Als das kleine Mädchen eine Minute nach der Geburt für tot erklärt wurde, die Mutter jedoch mehr oder minder wohlauf war, konnte Ernandes Kraieske trotz seiner Trauer endlich aufatmen. Über Monate hinweg hatte der 23-jährige Brasilianer um Leib und Leben seiner vier Jahre jüngeren Frau Brendha Soares gefürchtet. Die Geburt am Mittwoch (11.) in Cuiabá im Bundesstaat Mato Grosso war von Komplikationen überschattet, auch die letzten Wochen der Schwangerschaft waren keineswegs unkritisch gewesen.
Bereits in einem frühen Stadium war im Rahmen einer Routineuntersuchung bei dem Fötus Anenzephalie diagnostiziert worden. Die Schädeldecke war nicht geschlossen und auch das Gehirn fehlte fast vollständig. Ein solches Kind ist nach allgemeiner medizinischer Auffassung nicht lebensfähig und stirbt in der Regel bereits kurz nach der Geburt. Das junge Paar beschloss daher, Leid für Kind und Mutter zu beenden und das Baby nicht auszutragen.
Ernandes bemühte sich nach Kenntnis der Behinderung um eine richterliche Entscheidung für einen legalen Schwangerschaftsabbruch. Dieser ist in Brasilien jedoch nur dann erlaubt, wenn die Schwangerschaft durch eine Vergewaltigung ausgelöst wurde oder das Leben der Mutter durch das Austragen des Kindes gefährdet ist. Andernfalls droht allen Beteiligten bis zu zehn Jahre Haft.
So sahen es auch die zuständigen Richter in Cuiabá. Sie lehnten daher ziemlich zügig einen Abort ab. Ein umgehend angestrebtes Berufungsverfahren ist jedoch noch anhängig. Obwohl das Kind mittlerweile bereits geboren wurde – und gestorben ist. Ernandes fühlt sich durch die Justiz seines Landes mehr als „bestraft“. Monatelang musste er mit der Gewissheit leben, dass seine Tochter sterben wird. Und mit der Angst umgehen, dass seine Frau dies ebenfalls nicht überleben könnte.
Die erzwungene Fortführung der Schwangerschaft findet Ernandes daher auch mehr als ungerecht. Und damit steht er selbst im religiös geprägten Brasilien zum Glück nicht mehr alleine. Nun haben werdende Mütter von höchster Instanz das Recht erhalten, selbst darüber zu entscheiden, ein Kind mit Anenzephalie auszutragen oder nicht. Eine Selbstverständlichkeit in vielen Ländern, ein Quantensprung für Brasilien.

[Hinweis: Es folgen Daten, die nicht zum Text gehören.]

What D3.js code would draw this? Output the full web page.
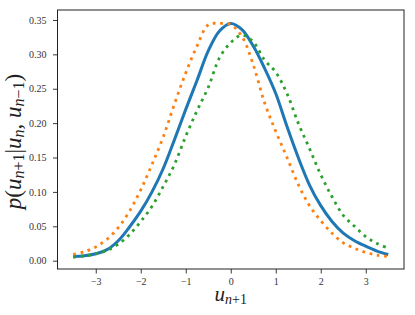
<!DOCTYPE html>
<html><head><meta charset="utf-8">
<script src="https://cdn.jsdelivr.net/npm/d3@7"></script>
<style>
html,body{margin:0;padding:0;background:#fff;}
svg{display:block;}
</style></head>
<body>
<script>
const xs = [-3.5,-3.25,-3.0,-2.75,-2.5,-2.25,-2.0,-1.75,-1.5,-1.25,-1.0,-0.75,-0.5,-0.25,0.0,0.25,0.5,0.75,1.0,1.25,1.5,1.75,2.0,2.25,2.5,2.75,3.0,3.25,3.5];
const blueVals = [0.006,0.007,0.010,0.016,0.029,0.049,0.072,0.100,0.134,0.176,0.220,0.262,0.305,0.334,0.345,0.336,0.312,0.280,0.243,0.195,0.150,0.110,0.080,0.057,0.040,0.029,0.021,0.014,0.009];
const orangeVals = [0.009,0.013,0.020,0.031,0.048,0.072,0.103,0.140,0.180,0.228,0.273,0.312,0.343,0.345,0.343,0.326,0.285,0.230,0.188,0.150,0.111,0.080,0.058,0.040,0.026,0.018,0.012,0.008,0.006];
const greenVals = [0.005,0.007,0.010,0.015,0.024,0.038,0.057,0.079,0.108,0.140,0.181,0.218,0.252,0.295,0.317,0.328,0.318,0.292,0.274,0.243,0.200,0.163,0.125,0.093,0.066,0.050,0.035,0.025,0.018];
const xTicks = [-3,-2,-1,0,1,2,3];
const yTicks = [0.00,0.05,0.10,0.15,0.20,0.25,0.30,0.35];

const W = 415, H = 315;
const L = 57.5, R = 404, T = 10, B = 269;
const svg = d3.select("body").append("svg").attr("width", W).attr("height", H);
const x = d3.scaleLinear().domain([-3.85, 3.85]).range([L, R]);
const y = d3.scaleLinear().domain([-0.0121, 0.3645]).range([B, T]);
const font = "'Liberation Serif', 'DejaVu Serif', serif";

const line = d3.line().x(d => x(d[0])).y(d => y(d[1])).curve(d3.curveCatmullRom.alpha(0.5));
const series = [
  {vals: blueVals, color: "#1f77b4", dash: null},
  {vals: orangeVals, color: "#ff7f0e", dash: "2.8,4.6"},
  {vals: greenVals, color: "#2ca02c", dash: "2.8,4.6"}
];
const g = svg.append("g");
series.forEach(s => {
  g.append("path")
    .datum(xs.map((v, i) => [v, s.vals[i]]))
    .attr("d", line)
    .attr("fill", "none")
    .attr("stroke", s.color)
    .attr("stroke-width", s.dash ? 2.8 : 3)
    .attr("stroke-dasharray", s.dash)
    .attr("stroke-linecap", "butt");
});

// axes
const xAxis = d3.axisBottom(x).tickValues(xTicks).tickSize(4.5).tickPadding(4)
  .tickFormat(d => d < 0 ? "\u2212" + Math.abs(d) : String(d));
const yAxis = d3.axisLeft(y).tickValues(yTicks).tickSize(4.5).tickPadding(6.5)
  .tickFormat(d3.format(".2f"));
const gx = svg.append("g").attr("transform", `translate(0,${B})`).call(xAxis);
const gy = svg.append("g").attr("transform", `translate(${L},0)`).call(yAxis);
[gx, gy].forEach(a => {
  a.attr("font-family", null).attr("font-size", null);
  a.select(".domain").remove();
  a.selectAll(".tick line").attr("stroke", "#222").attr("stroke-width", 0.9);
  a.selectAll(".tick text").style("font-family", font).style("font-size", "10px").attr("fill", "#333");
});

svg.append("rect").attr("x", L).attr("y", T).attr("width", R - L).attr("height", B - T)
  .attr("fill", "none").attr("stroke", "#222").attr("stroke-width", 1);

// x label u_{n+1}
const xl = svg.append("text").attr("x", (L + R) / 2).attr("y", 301)
  .attr("text-anchor", "middle").style("font-family", font).style("font-size", "21px").attr("fill", "#222");
xl.append("tspan").attr("font-style", "italic").text("u");
xl.append("tspan").style("font-size", "14px").attr("dy", 3).attr("font-style", "italic").text("n");
xl.append("tspan").style("font-size", "14px").text("+1");

// y label p(u_{n+1}|u_n, u_{n-1})
const yl = svg.append("text").attr("transform", `translate(21,${(T + B) / 2 + 2}) rotate(-90)`)
  .attr("text-anchor", "middle").style("font-family", font).style("font-size", "23px").attr("fill", "#222");
yl.append("tspan").attr("font-style", "italic").text("p");
yl.append("tspan").text("(");
yl.append("tspan").attr("font-style", "italic").text("u");
yl.append("tspan").style("font-size", "16px").attr("dy", 3).attr("font-style", "italic").text("n");
yl.append("tspan").style("font-size", "16px").text("+1");
yl.append("tspan").attr("dy", -3).text("|");
yl.append("tspan").attr("font-style", "italic").text("u");
yl.append("tspan").style("font-size", "16px").attr("dy", 3).attr("font-style", "italic").text("n");
yl.append("tspan").attr("dy", -3).text(", ");
yl.append("tspan").attr("font-style", "italic").text("u");
yl.append("tspan").style("font-size", "16px").attr("dy", 3).attr("font-style", "italic").text("n");
yl.append("tspan").style("font-size", "16px").text("\u22121");
yl.append("tspan").attr("dy", -3).text(")");
</script>
</body></html>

In einem mit großem Interesse verfolgten Verfahren hat der oberste Gerichtshof des Landes am Mittwoch und Donnerstag den Abort bei Föten mit einem Anenzephalus genehmigt. Mit 8:2 Stimmen bei einer Enthaltung fällte der „Supremo Tribunal Federal“ (STF) damit eine Grundsatzentscheidung, nach welcher sich zukünftig die Behörden und niederen Instanzen richten müssen.
Noch während der zweitägigen Urteilsverkündung liefen Abtreibungsgegner Sturm, versuchten mit Demonstrationen vor dem Gerichtsgebäude in der Hauptstadt Brasília die Vertreter der höchsten Instanz der brasilianischen Judikative für sich zu gewinnen. Mit philosophischen Betrachtungen zum Leben und mit Einzelfällen von Kindern, die mit Anenzephalie sogar das Säuglingsstadium überlebt hätten.
Vor allem der Beginn des menschlichen Lebens wurde mehr als philosophisch thematisiert. Wissenschaftlich gesehen, beginnt dieses mit der Verschmelzung der Eizelle mit einer Samenzelle, argumentierten die Protestler. Von diesem Moment an sei Leben von der brasilianischen Verfassung geschützt.